- Sire: Havoc
- Grandsire: Himyar
- Dam: Bon Ino
- Damsire: Marauder
- Sex: Stallion
- Foaled: 1902
- Country: Canada
- Colour: Bay
- Breeder: Joseph E. Seagram
- Owner: Joseph E. Seagram
- Trainer: Barry Littlefield
- Record: Not found
- Earnings: Not found

Major wins
- Durham Cup Handicap (1906, 1908) King Edward Gold Cup (1906, 1907, 1908) Toronto Autumn Cup (1907)Canadian Classic Race wins: King's Plate (1905)

Honours
- Canadian Horse Racing Hall of Fame (1976)

= Inferno (horse) =

Canadian-bred Thoroughbred racehorse

Inferno (1902–1919) was a Canadian Thoroughbred racehorse. He has been called "Canada's first great racehorse" by the Canadian Horse Racing Hall of Fame.

==Background==
He was owned and bred by distilling magnate Joseph E. Seagram and Member of the Canadian Parliament who in 1906 was voted president of the Ontario Jockey Club.
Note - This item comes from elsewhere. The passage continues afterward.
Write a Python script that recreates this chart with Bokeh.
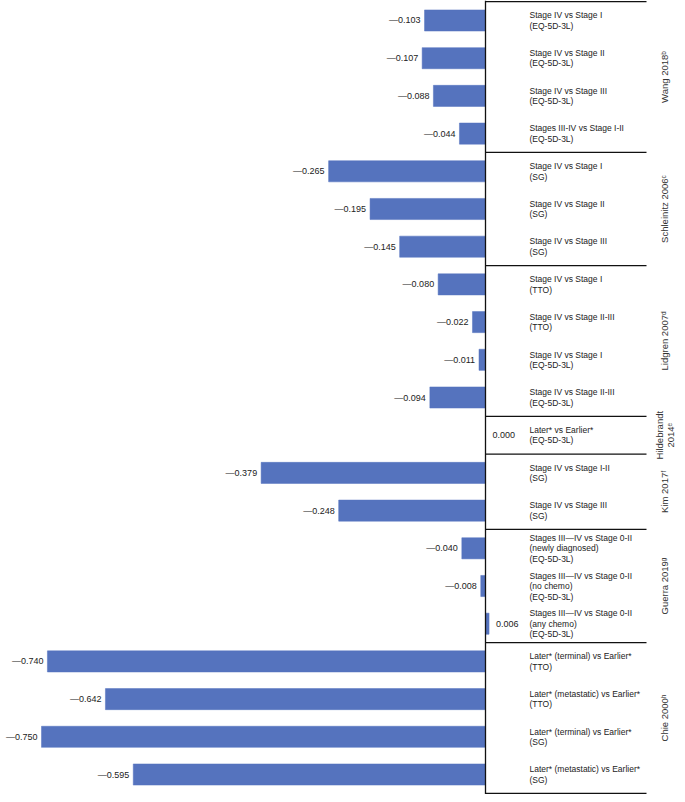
import math
from bokeh.plotting import figure
from bokeh.models import Range1d, ColumnDataSource, Span
from bokeh.core.properties import value
from bokeh.embed import file_html
from bokeh.resources import INLINE

# ---- data ----
studies = ["Wang 2018ᵇ", "Schleinitz 2006ᶜ", "Lidgren 2007ᵈ", "Hildebrandt\n2014ᵉ",
           "Kim 2017ᶠ", "Guerra 2019ᵍ", "Chie 2000ʰ"]
group_sizes = [4, 3, 4, 1, 2, 3, 4]
comparisons = [
    "Stage IV vs Stage I\n(EQ-5D-3L)",
    "Stage IV vs Stage II\n(EQ-5D-3L)",
    "Stage IV vs Stage III\n(EQ-5D-3L)",
    "Stages III-IV vs Stage I-II\n(EQ-5D-3L)",
    "Stage IV vs Stage I\n(SG)",
    "Stage IV vs Stage II\n(SG)",
    "Stage IV vs Stage III\n(SG)",
    "Stage IV vs Stage I\n(TTO)",
    "Stage IV vs Stage II-III\n(TTO)",
    "Stage IV vs Stage I\n(EQ-5D-3L)",
    "Stage IV vs Stage II-III\n(EQ-5D-3L)",
    "Later* vs Earlier*\n(EQ-5D-3L)",
    "Stage IV vs Stage I-II\n(SG)",
    "Stage IV vs Stage III\n(SG)",
    "Stages III—IV vs Stage 0-II\n(newly diagnosed)\n(EQ-5D-3L)",
    "Stages III—IV vs Stage 0-II\n(no chemo)\n(EQ-5D-3L)",
    "Stages III—IV vs Stage 0-II\n(any chemo)\n(EQ-5D-3L)",
    "Later* (terminal) vs Earlier*\n(TTO)",
    "Later* (metastatic) vs Earlier*\n(TTO)",
    "Later* (terminal) vs Earlier*\n(SG)",
    "Later* (metastatic) vs Earlier*\n(SG)",
]
values = [-0.103, -0.107, -0.088, -0.044,
          -0.265, -0.195, -0.145,
          -0.080, -0.022, -0.011, -0.094,
          0.000,
          -0.379, -0.248,
          -0.040, -0.008, 0.006,
          -0.740, -0.642, -0.750, -0.595]

# ---- layout helpers ----
W, H = 677, 794
ZERO_PX = 485          # pixel position of zero line inside the figure
SCALE = 592.0          # pixels per unit
n = len(values)
rows = list(range(n))
FONT = "Liberation Sans"
BAR_COLOR = "#5573BE"

p = figure(width=W, height=H, output_backend="svg", toolbar_location=None,
           x_range=Range1d(-ZERO_PX / SCALE, (W - ZERO_PX) / SCALE),
           y_range=Range1d(n - 0.5 + 0.03, -0.5 - 0.03),
           min_border=0, min_border_left=0, min_border_right=0,
           min_border_top=0, min_border_bottom=0)
p.axis.visible = False
p.grid.visible = False
p.outline_line_color = None
p.background_fill_color = "white"

# bars
p.hbar(y=rows, left=0, right=values, height=0.56, fill_color=BAR_COLOR,
       line_color=BAR_COLOR, line_width=0.5)

# value labels
neg = ColumnDataSource(dict(
    x=[v for v in values if v < 0],
    y=[r for r, v in zip(rows, values) if v < 0],
    t=["—{:.3f}".format(abs(v)) for v in values if v < 0]))
pos = ColumnDataSource(dict(
    x=[v for v in values if v >= 0],
    y=[r for r, v in zip(rows, values) if v >= 0],
    t=["{:.3f}".format(v) for v in values if v >= 0]))
p.text(x="x", y="y", text="t", source=neg, x_offset=-4, text_align="right",
       text_baseline="middle", text_font=value(FONT), text_font_size="9px",
       text_color="#222222")
p.text(x="x", y="y", text="t", source=pos, x_offset=7, text_align="left",
       text_baseline="middle", text_font=value(FONT), text_font_size="9px",
       text_color="#222222")

# zero axis line
p.add_layout(Span(location=0, dimension="height", line_color="#111111", line_width=1.3))

# group separators
bounds = [-0.5]
for g in group_sizes:
    bounds.append(bounds[-1] + g)
sep_end = 161 / SCALE
p.segment(x0=[0] * len(bounds), x1=[sep_end] * len(bounds), y0=bounds, y1=bounds,
          line_color="#111111", line_width=1.3)

# comparison labels
p.text(x=[44 / SCALE] * n, y=rows, text=comparisons, text_align="left",
       text_baseline="middle", text_font=value(FONT), text_font_size="8.5px",
       text_line_height=1.05, text_color="#222222")

# study labels (rotated)
centers = [(bounds[i] + bounds[i + 1]) / 2 for i in range(len(group_sizes))]
p.text(x=[179 / SCALE] * len(studies), y=centers, text=studies, angle=math.pi / 2,
       text_align="center", text_baseline="middle", text_font=value(FONT),
       text_font_size="9.5px", text_line_height=1.0, text_color="#333333")

open("out.html", "w").write(file_html(p, INLINE))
Inferno was out of the mare Bon Ino, who was owned and raced by Seagram and had won the 1898 Queen's Plate. Inferno's sire was Havoc, a stallion who ended his career as the sire of four King's Plate winners. Havoc was a son of Himyar, the Champion Sire in North America in 1893 who notably also produced U.S. Racing Hall of Fame inductee Domino. Inferno was a very raucous horse and reported to be a danger to his handlers.

==Racing career==
He was conditioned for racing by New Jersey-born trainer Barry Littlefield. In 1905, the three-year-old Inferno won Canada's most prestigious race, the King's Plate. That year, he also finished second in both the Toronto Autumn Cup and the King Edward Gold Cup. In 1906, he was again second in the Toronto Autumn Cup but won the Durham Cup Handicap and the first of three consecutive King Edward Gold Cups. The following year, Inferno won his second King Edward Cup plus the Toronto Autumn Cup, and in 1908 he won his second Durham Cup and made it three wins in a row in the King Edward Gold Cup. In addition, his owner joined the Whitney family and other wealthy American elite in bringing horses to compete during the fashionable summer racing season at Saratoga Race Course in Saratoga Springs, New York. Inferno raced until age six and was part of Joseph Seagram's stable to race at Saratoga, where he won two important handicaps.

==Stud career==
Retired to stud duty at Seagram's stud farm in Waterloo, Ontario, Inferno was not successful as a sire.

On its formation in 1976, the Canadian Horse Racing Hall of Fame inducted Inferno as part of its inaugural class.